Densho Digital Archive
Manzanar National Historic Site Collection
Title: John Nakada Interview
Narrator: John Nakada
Interviewer: Richard Potashin
Location: Portland, Oregon
Date: July 23, 2010
Densho ID: denshovh-njohn-01-0010

<Begin Segment 10>

RP: How did your family prepare for, quote, the "evacuation"? What did you do with the farm, the house, if you can recall any details with preparation?

JN: See, I was eleven years old so I really didn't know too much but when I talk to my brothers they kind of told me a little bit about what happened. And so we had about less than two weeks to take care of everything and go to Pomona Assembly Center and the farm was in my brother's name so the government couldn't take it away from them.

RP: Oldest brother?

JN: Oldest brother's name. He was an American citizen so they didn't take it away from us. But if it was in my father's name, which some of them had... they were not allowed to even buy property, see, but some of them did anyway and they lost everything. But we didn't lose anything, we still had a farm, we still had a home. So that's basically what happened. And for myself my mother said, "You can only take what you can carry," so... a suitcase... so you just take clothes, that's all you can take, no toys, you know, no bikes, no nothing. And you couldn't take any pets, no dogs or cats or anything. So that kind of made me sad because, you know, you kind of get attached to a dog and a cat, you know, a pet in the house, it's amazing. We had a cat called... we call her Mama Kitty because every year she would have a litter of kittens. [Laughs] So she was Mama Kitty, that's her name, Mama Kitty. Isn't that crazy? And so what I did was I liked marbles so I hid a bunch of marbles in the pockets of my pants so that was the only toy I took to camp, if you call that a toy, I don't know if it's a toy or not. That's just my own personal experience of what I did and the adults, you know, they had other things. And two of my brothers were drafted before Pearl Harbor, they were in the army. And so it was crazy that I learned later that when December 7th happened all Japanese were considered "enemy aliens," and the army classified them as 4-C not 1-A, "enemy aliens," so my two brothers that were in the army, already in the army, they said, "You can't train anymore.
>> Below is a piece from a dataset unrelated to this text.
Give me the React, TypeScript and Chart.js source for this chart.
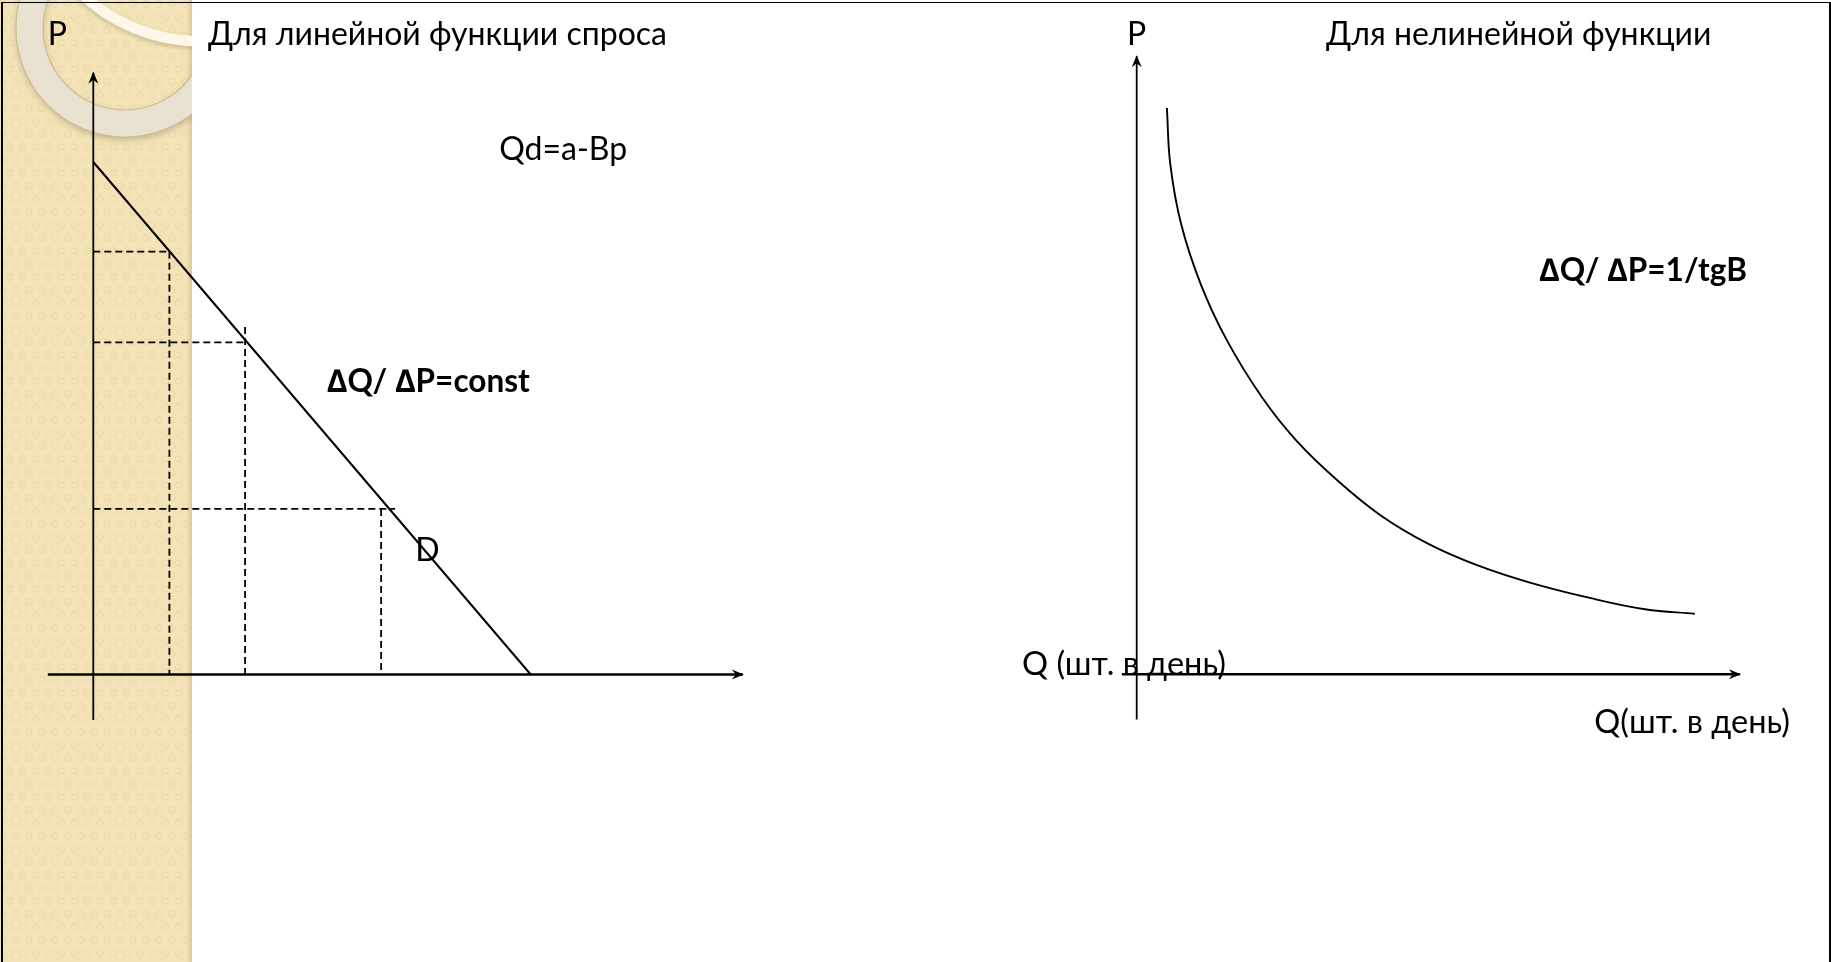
import React, { useEffect, useRef } from "react";
import { Chart, registerables } from "chart.js";

Chart.register(...registerables);

// ---------- DATA: left panel (linear demand) ----------
const linearQ = [0, 10];
const linearP = [10, 0];
// dashed guide levels (price) and the quantities they meet
const guidePrice = [8.25, 6.48, 3.23];
const guideHorizEndQ = [1.74, 3.5, 6.9];
const guideVertQ = [1.74, 3.47, 6.58];
const guideVertTopP = [8.25, 6.78, 3.23];
// axis spans (Q, P)
const leftQAxis = [-1.04, 14.85];
const leftPAxis = [-0.89, 11.74];

// ---------- DATA: right panel (nonlinear demand) ----------
const curveQ = [0.69, 0.77, 1.02, 1.47, 2.06, 2.86, 3.64, 4.58, 5.58, 6.68, 7.78, 8.99, 10.36, 11.62, 12.76];
const curveP = [11.05, 9.94, 8.77, 7.6, 6.52, 5.41, 4.57, 3.79, 3.1, 2.54, 2.13, 1.79, 1.49, 1.27, 1.18];
const rightQAxis = [-0.34, 13.79];
const rightPAxis = [-0.88, 12.06];

// ---------- TEXT ----------
const leftTexts = ["P", "Для линейной функции спроса", "Qd=a-Bp", "∆Q/ ∆P=const", "D"];
const leftTextQ = [-1.04, 2.62, 9.28, 5.34, 7.36];
const leftTextP = [12.28, 12.28, 10.04, 5.51, 2.21];
const leftTextKind = ["big", "big", "mid", "bold", "big"];

const rightTexts = ["P", "Для нелинейной функции", "∆Q/ ∆P=1/tgB", "Q (шт. в день)", "Q(шт. в день)"];
const rightTextQ = [-0.22, 4.33, 9.2, -2.62, 10.46];
const rightTextP = [12.28, 12.28, 7.67, -0.02, -1.15];
const rightTextKind = ["big", "big", "bold", "qlab", "qlab"];

// ---------- styling / layout ----------
const FONT = "Lato, 'Noto Sans', 'Open Sans', sans-serif";
const FONTS: Record<string, string> = {
  big: `32px ${FONT}`,
  mid: `32px ${FONT}`,
  bold: `bold 31.5px ${FONT}`,
  qlab: `32.5px ${FONT}`,
};
const W = 1831;
const H = 962;
const SPLIT = 915;
const UNIT_X = 43.74; // px per Q unit
const UNIT_Y = 51.25; // px per P unit
const LEFT_ORIGIN = [93.3, 674.5];
const RIGHT_ORIGIN = [1136.7 - SPLIT, 674.3];

function pts(xs: number[], ys: number[]) {
  return xs.map((x, i) => ({ x, y: ys[i] }));
}

function lineDs(data: { x: number; y: number }[], extra: any = {}) {
  return {
    data,
    showLine: true,
    borderColor: "#000",
    backgroundColor: "#000",
    borderWidth: 2,
    pointRadius: 0,
    pointHoverRadius: 0,
    tension: 0,
    fill: false,
    clip: false,
    ...extra,
  };
}

const arrowPlugin = {
  id: "arrowHeads",
  afterDatasetsDraw(chart: any) {
    const ctx = chart.ctx;
    chart.data.datasets.forEach((ds: any, i: number) => {
      if (!ds.arrowHead) return;
      const meta = chart.getDatasetMeta(i);
      const n = meta.data.length;
      const a = meta.data[n - 2];
      const b = meta.data[n - 1];
      const ang = Math.atan2(b.y - a.y, b.x - a.x);
      ctx.save();
      ctx.translate(b.x, b.y);
      ctx.rotate(ang);
      ctx.fillStyle = "#000";
      ctx.beginPath();
      ctx.moveTo(1, 0);
      ctx.lineTo(-11, -5);
      ctx.lineTo(-7, 0);
      ctx.lineTo(-11, 5);
      ctx.closePath();
      ctx.fill();
      ctx.restore();
    });
  },
};

function textPlugin(texts: string[], qs: number[], ps: number[], kinds: string[]) {
  return {
    id: "slideTexts",
    afterDatasetsDraw(chart: any) {
      const { ctx, scales } = chart;
      ctx.save();
      ctx.fillStyle = "#000";
      ctx.textAlign = "left";
      ctx.textBaseline = "alphabetic";
      texts.forEach((t, i) => {
        ctx.font = FONTS[kinds[i]];
        ctx.fillText(t, scales.x.getPixelForValue(qs[i]), scales.y.getPixelForValue(ps[i]));
      });
      ctx.restore();
    },
  };
}

const stripPlugin = {
  id: "stripBackground",
  beforeDraw(chart: any) {
    const ctx = chart.ctx;
    const sw = 192;
    ctx.save();
    ctx.beginPath();
    ctx.rect(0, 0, sw, H);
    ctx.clip();
    ctx.fillStyle = "#F3E3B7";
    ctx.fillRect(0, 0, sw, H);
    // subtle motif texture
    ctx.strokeStyle = "rgba(205,178,115,0.22)";
    ctx.lineWidth = 1;
    for (let y = 4, r = 0; y < H; y += 13, r++) {
      for (let x = (r % 2) * 6.5 + 3; x < sw; x += 13) {
        ctx.beginPath();
        ctx.arc(x, y, 3.2, 0, Math.PI * 2);
        ctx.stroke();
      }
    }
    // right edge shade
    const g = ctx.createLinearGradient(sw - 6, 0, sw, 0);
    g.addColorStop(0, "rgba(210,190,140,0)");
    g.addColorStop(1, "rgba(200,180,130,0.55)");
    ctx.fillStyle = g;
    ctx.fillRect(sw - 6, 0, 6, H);
    // outer ring band
    ctx.save();
    ctx.shadowColor = "rgba(120,100,60,0.35)";
    ctx.shadowBlur = 6;
    ctx.shadowOffsetY = 3;
    ctx.beginPath();
    ctx.arc(125, 28, 109, 0, Math.PI * 2);
    ctx.arc(125, 28, 82, 0, Math.PI * 2, true);
    ctx.fillStyle = "#E9E2D0";
    ctx.fill("evenodd");
    ctx.restore();
    ctx.strokeStyle = "#CDBD98";
    ctx.lineWidth = 1.2;
    ctx.beginPath();
    ctx.arc(125, 28, 109, 0, Math.PI * 2);
    ctx.stroke();
    ctx.beginPath();
    ctx.arc(125, 28, 82, 0, Math.PI * 2);
    ctx.stroke();
    // inner light ring band
    ctx.save();
    ctx.shadowColor = "rgba(120,100,60,0.3)";
    ctx.shadowBlur = 4;
    ctx.shadowOffsetY = 2;
    ctx.beginPath();
    ctx.arc(200, -130, 177, 0, Math.PI * 2);
    ctx.arc(200, -130, 166, 0, Math.PI * 2, true);
    ctx.fillStyle = "#FCF7E8";
    ctx.fill("evenodd");
    ctx.restore();
    ctx.strokeStyle = "#D6C59C";
    ctx.lineWidth = 1;
    ctx.beginPath();
    ctx.arc(200, -130, 177, 0, Math.PI * 2);
    ctx.stroke();
    ctx.restore();
  },
};

function makeOptions(origin: number[], width: number) {
  return {
    responsive: false,
    animation: false as const,
    devicePixelRatio: 1,
    layout: { padding: 0 },
    events: [],
    plugins: { legend: { display: false }, tooltip: { enabled: false }, title: { display: false } },
    scales: {
      x: {
        type: "linear" as const,
        display: false,
        min: -origin[0] / UNIT_X,
        max: (width - origin[0]) / UNIT_X,
      },
      y: {
        type: "linear" as const,
        display: false,
        min: -(H - origin[1]) / UNIT_Y,
        max: origin[1] / UNIT_Y,
      },
    },
  };
}

function leftDatasets() {
  const ds: any[] = [];
  ds.push(lineDs(pts(leftQAxis, [0, 0]), { borderWidth: 2.4, arrowHead: true }));
  ds.push(lineDs(pts([0, 0], leftPAxis), { borderWidth: 1.8, arrowHead: true }));
  guidePrice.forEach((p, i) => {
    ds.push(lineDs(pts([0, guideHorizEndQ[i]], [p, p]), { borderWidth: 1.8, borderDash: [7, 4] }));
    ds.push(lineDs(pts([guideVertQ[i], guideVertQ[i]], [guideVertTopP[i], 0]), { borderWidth: 1.8, borderDash: [7, 4] }));
  });
  ds.push(lineDs(pts(linearQ, linearP), { borderWidth: 2 }));
  return ds;
}

function rightDatasets() {
  return [
    lineDs(pts(rightQAxis, [0, 0]), { borderWidth: 2.4, arrowHead: true }),
    lineDs(pts([0, 0], rightPAxis), { borderWidth: 1.8, arrowHead: true }),
    lineDs(pts(curveQ, curveP), { borderWidth: 1.9, tension: 0.4 }),
  ];
}

export default function App() {
  const leftRef = useRef<HTMLCanvasElement>(null);
  const rightRef = useRef<HTMLCanvasElement>(null);

  useEffect(() => {
    document.body.style.margin = "0";
    const left = new Chart(leftRef.current!, {
      type: "scatter",
      data: { datasets: leftDatasets() },
      options: makeOptions(LEFT_ORIGIN, SPLIT) as any,
      plugins: [stripPlugin, arrowPlugin, textPlugin(leftTexts, leftTextQ, leftTextP, leftTextKind)],
    });
    const right = new Chart(rightRef.current!, {
      type: "scatter",
      data: { datasets: rightDatasets() },
      options: makeOptions(RIGHT_ORIGIN, W - SPLIT) as any,
      plugins: [arrowPlugin, textPlugin(rightTexts, rightTextQ, rightTextP, rightTextKind)],
    });
    return () => {
      left.destroy();
      right.destroy();
    };
  }, []);

  return (
    <div style={{ position: "relative", width: W, height: H, overflow: "hidden", background: "#fff" }}>
      <canvas
        ref={leftRef}
        width={SPLIT}
        height={H}
        style={{ position: "absolute", left: 0, top: 0, width: SPLIT, height: H }}
      />
      <canvas
        ref={rightRef}
        width={W - SPLIT}
        height={H}
        style={{ position: "absolute", left: SPLIT, top: 0, width: W - SPLIT, height: H }}
      />
      <div
        style={{
          position: "absolute",
          left: 1,
          top: 2,
          width: W - 5,
          height: H + 10,
          borderLeft: "2px solid #000",
          borderTop: "1.5px solid #000",
          borderRight: "3px solid #000",
          pointerEvents: "none",
        }}
      />
    </div>
  );
}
You had to just do menial duty, you had to pick up papers, you have to clean the toilets, you have to..." when my brothers told me that, it was crazy, I thought. So these are some of the things, stories that I heard from my brothers.

RP: So they were drafted before?

JN: They were drafted, yes, before the war.

RP: Do where they were when the war broke out? What camp they were in?

JN: They were in... see, what's that camp up north, northern California?

RP: Fort Ord?

JN: Fort Ord, right, Fort Ord.

RP: And that would have been... which brothers were they?

JN: That was Yoshinao and Saburo, the second and third. Yoshio they didn't draft him because he had to take care of the family.

RP: Were they any other siblings that had already moved out or married by that time?

JN: No, they moved out but they were not in the area, they were going to college or school or something and so there were only about eight of us that went into camp, the younger ones.

RP: That's a great story about that sneaking the marbles in. Who did you leave your cat with, you also had a dog too?

JN: Neighbors took care of them.

RP: And who took over the farm while you were gone, do you recall?

JN: Well, we had a banker that said he would manage it and so that's what happened there and so he took care of the taxes and, you know, whatever had to be done on the farm.